Children
One of my close friends got pregnant as a senior in high school last year – and, as the sex-ed teacher always predicts – her boyfriend left her to take care of little Christy by herself. My friend, of course, was devastated. Trying to lift her spirits, when she was three months pregnant, I took her shopping for baby bibs and booties at Wal-Mart. I don’t remember what we bought because I can only remember the stares – the ones from those mothers, the one’s with the pre-teen daughters, using my friend as a live example of what not to be. My friend considered aborting her baby. But, fortunately, little Christy lives, and boy, does she make her presence known with her high pitched head throbbing screeches in the middle of the night.
I know this because I now baby-sit Christy during weekdays while my friend is a few hours away at college, earning her Bachelors degree. It wasn’t easy, but I , myself, have now earned my own degree in spit-up control with a minor in dashing for diapers. I had never really had a pet before, but having Christy around became quite intriguing. I used to dislike small children. Rather than only paying attention to the annoying habits Christy had, I learned to love the cute things she did. Her adorable babbles became my favorite soundtrack and I can’t live without her beautiful Gerber carrot finger paints. After encounters with Christy, I discovered that being around small children really isn’t so bad after all.

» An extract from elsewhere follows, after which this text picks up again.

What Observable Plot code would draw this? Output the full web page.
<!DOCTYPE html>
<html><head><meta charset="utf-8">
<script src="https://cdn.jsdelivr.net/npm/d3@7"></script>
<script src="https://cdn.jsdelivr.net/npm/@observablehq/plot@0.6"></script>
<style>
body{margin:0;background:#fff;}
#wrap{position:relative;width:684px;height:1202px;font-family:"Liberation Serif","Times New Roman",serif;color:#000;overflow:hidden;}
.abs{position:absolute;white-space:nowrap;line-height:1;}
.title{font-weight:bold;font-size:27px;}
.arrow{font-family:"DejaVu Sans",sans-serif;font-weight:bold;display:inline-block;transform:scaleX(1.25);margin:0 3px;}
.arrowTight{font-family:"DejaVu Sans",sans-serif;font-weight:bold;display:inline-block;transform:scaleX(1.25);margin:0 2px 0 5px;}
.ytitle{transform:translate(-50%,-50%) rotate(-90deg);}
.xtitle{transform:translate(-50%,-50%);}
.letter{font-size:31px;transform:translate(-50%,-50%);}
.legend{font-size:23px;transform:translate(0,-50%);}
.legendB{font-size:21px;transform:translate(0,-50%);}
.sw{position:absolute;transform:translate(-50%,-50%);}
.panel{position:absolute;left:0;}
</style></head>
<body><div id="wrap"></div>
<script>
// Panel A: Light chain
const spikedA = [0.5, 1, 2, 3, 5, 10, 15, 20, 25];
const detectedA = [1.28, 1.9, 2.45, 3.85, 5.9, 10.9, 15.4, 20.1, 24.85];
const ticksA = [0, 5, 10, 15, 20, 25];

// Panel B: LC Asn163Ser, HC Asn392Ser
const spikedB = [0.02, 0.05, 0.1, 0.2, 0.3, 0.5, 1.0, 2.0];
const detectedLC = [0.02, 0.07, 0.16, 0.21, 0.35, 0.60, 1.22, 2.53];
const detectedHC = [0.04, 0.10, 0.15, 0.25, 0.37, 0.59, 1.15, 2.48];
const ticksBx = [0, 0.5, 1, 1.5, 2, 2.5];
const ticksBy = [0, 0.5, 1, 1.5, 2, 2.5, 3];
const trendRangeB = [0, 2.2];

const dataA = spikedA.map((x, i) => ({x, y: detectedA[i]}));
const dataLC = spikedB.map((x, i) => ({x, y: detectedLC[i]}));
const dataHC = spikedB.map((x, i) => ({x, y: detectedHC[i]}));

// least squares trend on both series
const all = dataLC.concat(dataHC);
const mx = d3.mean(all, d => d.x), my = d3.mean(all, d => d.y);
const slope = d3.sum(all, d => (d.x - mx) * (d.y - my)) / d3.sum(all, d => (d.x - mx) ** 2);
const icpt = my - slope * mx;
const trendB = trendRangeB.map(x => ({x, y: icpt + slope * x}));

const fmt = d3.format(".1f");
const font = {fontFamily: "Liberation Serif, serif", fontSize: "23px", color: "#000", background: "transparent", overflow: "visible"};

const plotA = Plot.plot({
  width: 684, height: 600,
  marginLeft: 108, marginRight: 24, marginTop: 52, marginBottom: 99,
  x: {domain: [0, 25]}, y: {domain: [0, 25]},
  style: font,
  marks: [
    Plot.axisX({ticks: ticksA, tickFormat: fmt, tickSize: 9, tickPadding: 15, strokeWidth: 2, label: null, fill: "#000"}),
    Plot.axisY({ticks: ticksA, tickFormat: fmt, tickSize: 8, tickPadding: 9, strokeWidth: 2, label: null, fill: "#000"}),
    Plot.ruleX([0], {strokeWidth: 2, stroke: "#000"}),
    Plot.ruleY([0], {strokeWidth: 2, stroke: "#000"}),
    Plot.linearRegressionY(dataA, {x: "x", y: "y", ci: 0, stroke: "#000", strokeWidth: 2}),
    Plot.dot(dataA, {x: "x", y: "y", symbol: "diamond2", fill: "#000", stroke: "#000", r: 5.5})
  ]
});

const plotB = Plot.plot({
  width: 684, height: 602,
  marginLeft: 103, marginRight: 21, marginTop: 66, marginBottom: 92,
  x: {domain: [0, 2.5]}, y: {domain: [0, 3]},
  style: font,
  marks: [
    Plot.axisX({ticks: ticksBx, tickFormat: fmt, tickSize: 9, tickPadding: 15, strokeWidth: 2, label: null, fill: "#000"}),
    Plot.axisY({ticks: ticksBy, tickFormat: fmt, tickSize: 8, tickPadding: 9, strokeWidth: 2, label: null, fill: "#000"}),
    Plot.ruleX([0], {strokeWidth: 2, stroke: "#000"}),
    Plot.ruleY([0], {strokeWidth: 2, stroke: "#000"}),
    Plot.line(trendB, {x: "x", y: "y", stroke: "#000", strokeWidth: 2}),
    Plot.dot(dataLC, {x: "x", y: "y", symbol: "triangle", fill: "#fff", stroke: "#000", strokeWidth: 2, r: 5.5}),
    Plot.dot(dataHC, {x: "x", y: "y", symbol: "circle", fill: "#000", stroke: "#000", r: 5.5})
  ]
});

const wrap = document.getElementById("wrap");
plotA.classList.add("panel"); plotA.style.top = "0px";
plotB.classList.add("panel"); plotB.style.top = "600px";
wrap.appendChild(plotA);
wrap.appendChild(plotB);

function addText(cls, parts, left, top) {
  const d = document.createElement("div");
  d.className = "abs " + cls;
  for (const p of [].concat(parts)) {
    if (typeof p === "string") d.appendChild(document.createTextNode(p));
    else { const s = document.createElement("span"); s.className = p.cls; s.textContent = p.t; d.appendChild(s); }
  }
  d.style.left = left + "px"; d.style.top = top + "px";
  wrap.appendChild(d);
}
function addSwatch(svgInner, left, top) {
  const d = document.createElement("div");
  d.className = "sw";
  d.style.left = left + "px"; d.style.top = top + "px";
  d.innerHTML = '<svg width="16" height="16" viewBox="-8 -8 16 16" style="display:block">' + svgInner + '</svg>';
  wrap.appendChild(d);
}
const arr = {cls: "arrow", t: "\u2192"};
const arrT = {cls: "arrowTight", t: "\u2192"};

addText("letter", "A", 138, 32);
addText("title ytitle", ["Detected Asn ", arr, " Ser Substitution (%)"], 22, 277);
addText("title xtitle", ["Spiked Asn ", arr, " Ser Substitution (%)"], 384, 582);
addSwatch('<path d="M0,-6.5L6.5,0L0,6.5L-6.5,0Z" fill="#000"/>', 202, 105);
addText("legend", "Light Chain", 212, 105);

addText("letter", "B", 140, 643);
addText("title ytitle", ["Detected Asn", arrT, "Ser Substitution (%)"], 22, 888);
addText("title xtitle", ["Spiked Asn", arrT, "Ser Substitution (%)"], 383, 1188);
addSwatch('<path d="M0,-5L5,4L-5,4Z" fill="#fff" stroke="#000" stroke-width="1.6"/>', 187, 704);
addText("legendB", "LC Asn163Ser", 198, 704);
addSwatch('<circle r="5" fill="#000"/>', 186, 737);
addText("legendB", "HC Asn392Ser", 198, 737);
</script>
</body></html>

So I got my own. I remember how it happened. I searched in Google under keyword “children” and I couldn’t believe what came up. Next to the delightful word “child” were vulgar phrases like slave labor, malnutrition, water shortage. I read that four children die every minute from unclean water and thought about the numerous, half empty Ozarka bottles I had lying around in my room. I read that millions of children have been displaced from genocide and are dying from easily treatable diseases. After clicking on dozens of links, I decided that I wanted to do something – I needed to help a child, and fast.
I have a little girl. Her name is Emaculate, she is seven years old, and she lives in Uganda. Each month, fifty dollars of my paycheck goes toward sending her to a school at a nearby village where she is learning to read and write. I believe that as a women on this earth, I have been blessed with the chance to be a mother of the world’s children, our only source of miniature hope in a world of hunger, disease, and dirty looks from shopping mothers.